Kandydatka PO w prawyborach na prezydenta podczas wizyty w Szczecinie była pytana o doniesienia poniedziałkowego "Dziennika Gazety Prawnej". Według tej gazety, PiS przygotowuje projekt przepisów, które zakładają sankcje dla sędziów podważających działania i orzeczenia sędziów wskazanych przez nową KRS. Zgodnie z ustaleniami "DGP" projekt ustawy może zostać zgłoszony jako poselski już w najbliższych dniach.
To brzmi bardzo groźnie, zmiana ustawowa, żeby karać sędziów, działających zgodnie z konstytucją i działają zgodnie z tym, jak powinny działać sądy. Nie może być tak, że sędziowie są zastraszani i będzie wisiał nad nimi wyrok pięciu lat więzienia, jeżeli będą wydawali wyroki zgodnie z sumieniem, z prawem i z konstytucją – powiedziała Kidawa-Błońska. Dodała, że jest to "bardzo niebezpieczne" i że pamięta czasy, w których "sędziowie byli tak straszeni", ale – jak wskazała – "to było bardzo, bardzo dawno temu i ten okres nazywamy bardzo źle".
Zaznaczyła, że sędziowie "muszą być niezawiśli, muszą dbać o interesy obywateli", a Polacy muszą czuć, że sędzia "będzie wydawał wyroki sprawiedliwe, nie oglądając się ani na opcje, ani sympatie polityczne i nie będzie nad nim ciążył strach". Sędziowie nie mogą się bać, a takie prawo krępuje sędziom rękę, bo zawsze może znaleźć się ten, który oskarży sędziego o wyrok, który nie będzie mu odpowiadał – podkreśliła Kidawa-Błońska.

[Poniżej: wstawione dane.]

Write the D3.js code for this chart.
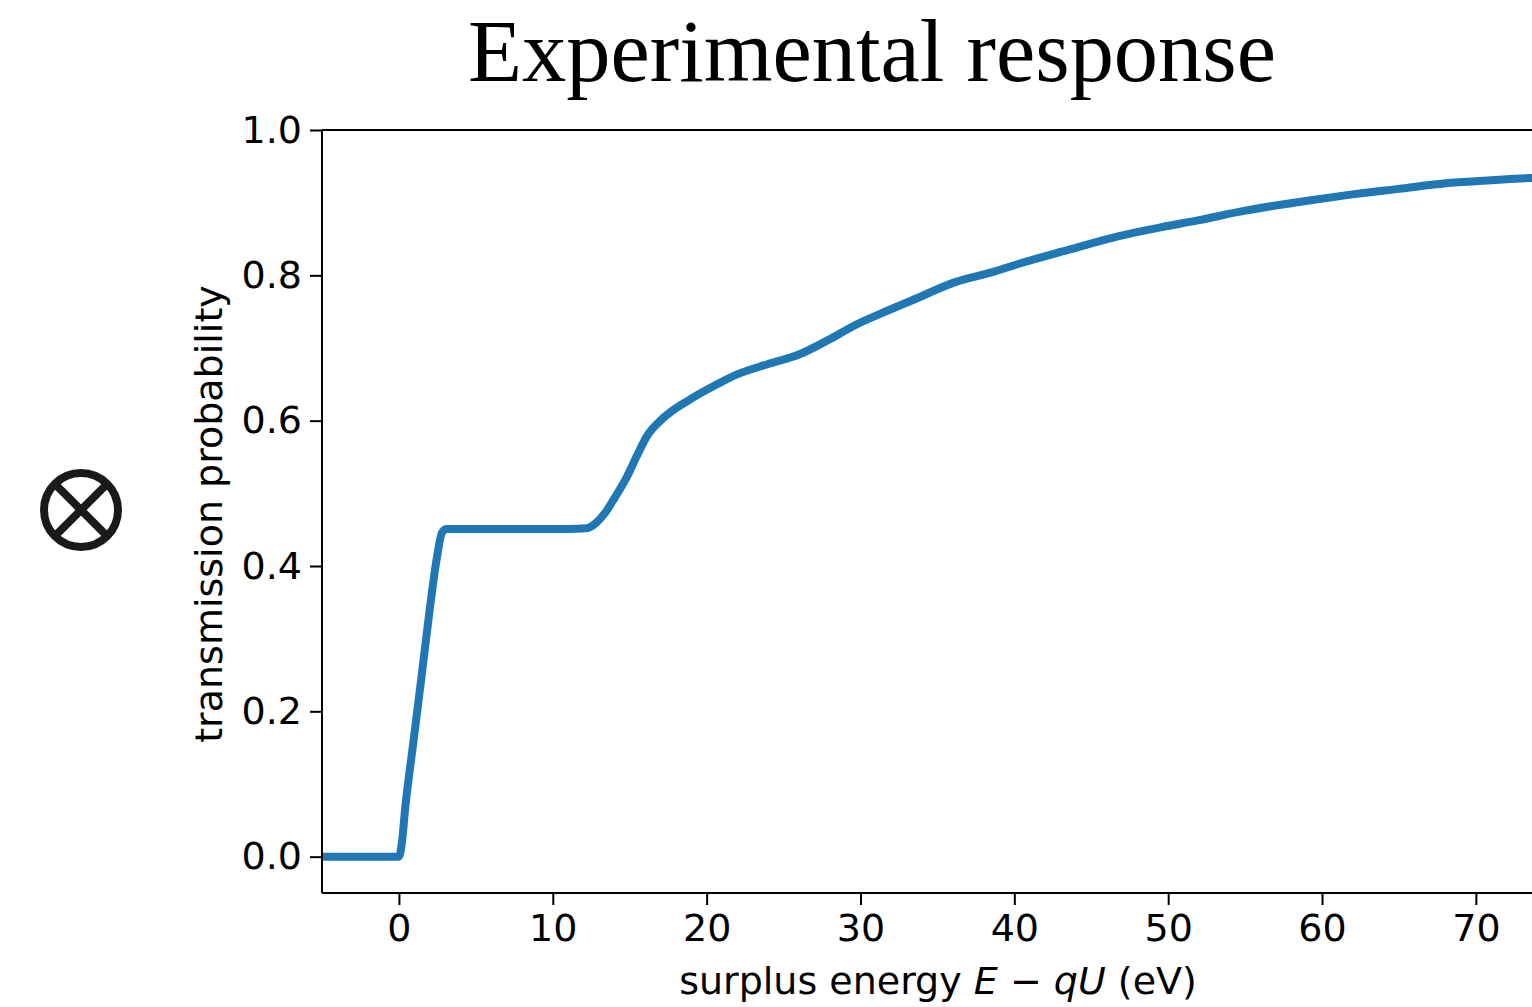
<!DOCTYPE html>
<html>
<head>
<meta charset="utf-8">
<script src="https://cdn.jsdelivr.net/npm/d3@7"></script>
<style>
  body { margin: 0; background: #fff; }
  svg { display: block; }
</style>
</head>
<body>
<svg id="svg" width="1532" height="1007"></svg>
<script>
// surplus energy (eV) and transmission probability
let energy = [-5, 0, 0.2, 0.4, 0.93, 1.47, 2.0, 2.45, 2.8, 3.1, 5, 8, 11, 12.2, 12.8, 13.4, 14.0, 14.8, 15.5, 16.1, 17.2, 18.9, 20.5, 21.9, 24, 26.0, 28, 29.7, 31.5, 33.4, 36.2, 38.5, 40.3, 43.5, 46.8, 49.5, 52.0, 55, 58.5, 61.5, 65, 68.2, 71, 73.6, 75];
let transmission = [0, 0, 0.02, 0.065, 0.156, 0.248, 0.34, 0.409, 0.446, 0.451, 0.451, 0.451, 0.451, 0.452, 0.459, 0.473, 0.493, 0.522, 0.553, 0.578, 0.604, 0.629, 0.648, 0.663, 0.678, 0.691, 0.712, 0.732, 0.749, 0.766, 0.791, 0.804, 0.816, 0.835, 0.854, 0.866, 0.876, 0.889, 0.901, 0.910, 0.919, 0.927, 0.931, 0.934, 0.936];
let xTicks = [0, 10, 20, 30, 40, 50, 60, 70];
let yTicks = [0.0, 0.2, 0.4, 0.6, 0.8, 1.0];

let svg = d3.select("#svg");
let padding = {top: 130, left: 322, bottom: 893};

let data = energy.map(function(e, i) { return {x: e, y: transmission[i]}; });

// x axis runs past the right edge of the picture (cropped)
let xScale = d3.scaleLinear().domain([-5, 75]).range([padding.left, padding.left + 80 * 15.385]);
let yScale = d3.scaleLinear().domain([-0.05, 1.0]).range([padding.bottom, padding.top]);

let fontSans = "'DejaVu Sans', sans-serif";
let fontSize = "38px";

// title
let title = svg.append("text")
  .attr("x", 872)
  .attr("y", 81)
  .attr("text-anchor", "middle")
  .style("font-family", "'Liberation Serif', serif")
  .style("font-size", "80px")
  .attr("fill", "#000")
  .text("Experimental response");
let tw = title.node().getComputedTextLength();
title.style("font-size", (80 * 808 / tw) + "px");

// the circled-times symbol on the left
let sym = svg.append("g").attr("transform", "translate(81,510)");
sym.append("circle").attr("r", 37).attr("fill", "none").attr("stroke", "#1a1a1a").attr("stroke-width", 8);
sym.append("line").attr("x1", -26).attr("y1", -26).attr("x2", 26).attr("y2", 26).attr("stroke", "#1a1a1a").attr("stroke-width", 8);
sym.append("line").attr("x1", 26).attr("y1", -26).attr("x2", -26).attr("y2", 26).attr("stroke", "#1a1a1a").attr("stroke-width", 8);

// curve
let line = d3.line()
  .x(function(d) { return xScale(d.x); })
  .y(function(d) { return yScale(d.y); })
  .curve(d3.curveMonotoneX);

svg.append("path")
  .datum(data)
  .attr("d", line)
  .attr("fill", "none")
  .attr("stroke", "#1f77b4")
  .attr("stroke-width", 8)
  .attr("stroke-linejoin", "round")
  .attr("stroke-linecap", "butt");

// axes
let xAxis = svg.append("g")
  .attr("transform", "translate(0," + padding.bottom + ")")
  .call(d3.axisBottom(xScale).tickValues(xTicks).tickSize(12).tickPadding(8).tickFormat(d3.format("d")));

let yAxis = svg.append("g")
  .attr("transform", "translate(" + padding.left + ",0)")
  .call(d3.axisLeft(yScale).tickValues(yTicks).tickSize(12).tickPadding(8).tickFormat(d3.format(".1f")));

[xAxis, yAxis].forEach(function(ax) {
  ax.select(".domain").remove();
  ax.selectAll("line").attr("stroke", "#000").attr("stroke-width", 2);
  ax.selectAll("text").attr("fill", "#000").style("font-family", fontSans).style("font-size", fontSize);
});
xAxis.selectAll("text").attr("dy", "0.74em");

// spines
svg.append("line").attr("x1", padding.left).attr("x2", padding.left).attr("y1", padding.top).attr("y2", padding.bottom)
  .attr("stroke", "#000").attr("stroke-width", 2);
svg.append("line").attr("x1", padding.left).attr("x2", 1532).attr("y1", padding.top).attr("y2", padding.top)
  .attr("stroke", "#000").attr("stroke-width", 2);
svg.append("line").attr("x1", padding.left).attr("x2", 1532).attr("y1", padding.bottom).attr("y2", padding.bottom)
  .attr("stroke", "#000").attr("stroke-width", 2);

// axis labels
let xl = svg.append("text")
  .attr("x", 938)
  .attr("y", 994)
  .attr("text-anchor", "middle")
  .style("font-family", fontSans)
  .style("font-size", fontSize)
  .attr("fill", "#000");
xl.append("tspan").text("surplus energy ");
xl.append("tspan").style("font-style", "italic").text("E");
xl.append("tspan").text(" \u2212 ");
xl.append("tspan").style("font-style", "italic").text("qU");
xl.append("tspan").text(" (eV)");

svg.append("text")
  .attr("transform", "translate(222,514) rotate(-90)")
  .attr("text-anchor", "middle")
  .style("font-family", fontSans)
  .style("font-size", fontSize)
  .attr("fill", "#000")
  .text("transmission probability");
</script>
</body>
</html>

Wicemarszałek Sejmu powiedziała też, że popiera manifestacje, które odbyły się w niedzielę po cofnięciu delegacji do olsztyńskiego sądu okręgowego sędziego Pawła Juszczyszyna, a następnie zawieszeniu go w wykonywaniu obowiązków. Proszona o skomentowanie wulgarnych słów, które Władysław Frasyniuk skandował przed sądem we Wrocławiu "J*** pisiora i się nie bać", odpowiedziała, że apeluje zawsze do wszystkich "żebyśmy używali innego języka. Ale też przypomnę, jakie hasła są wymawiane na demonstracjach – to się rządzi innym temperamentem. Namawiam jednak wszystkich do innego języka – powiedziała.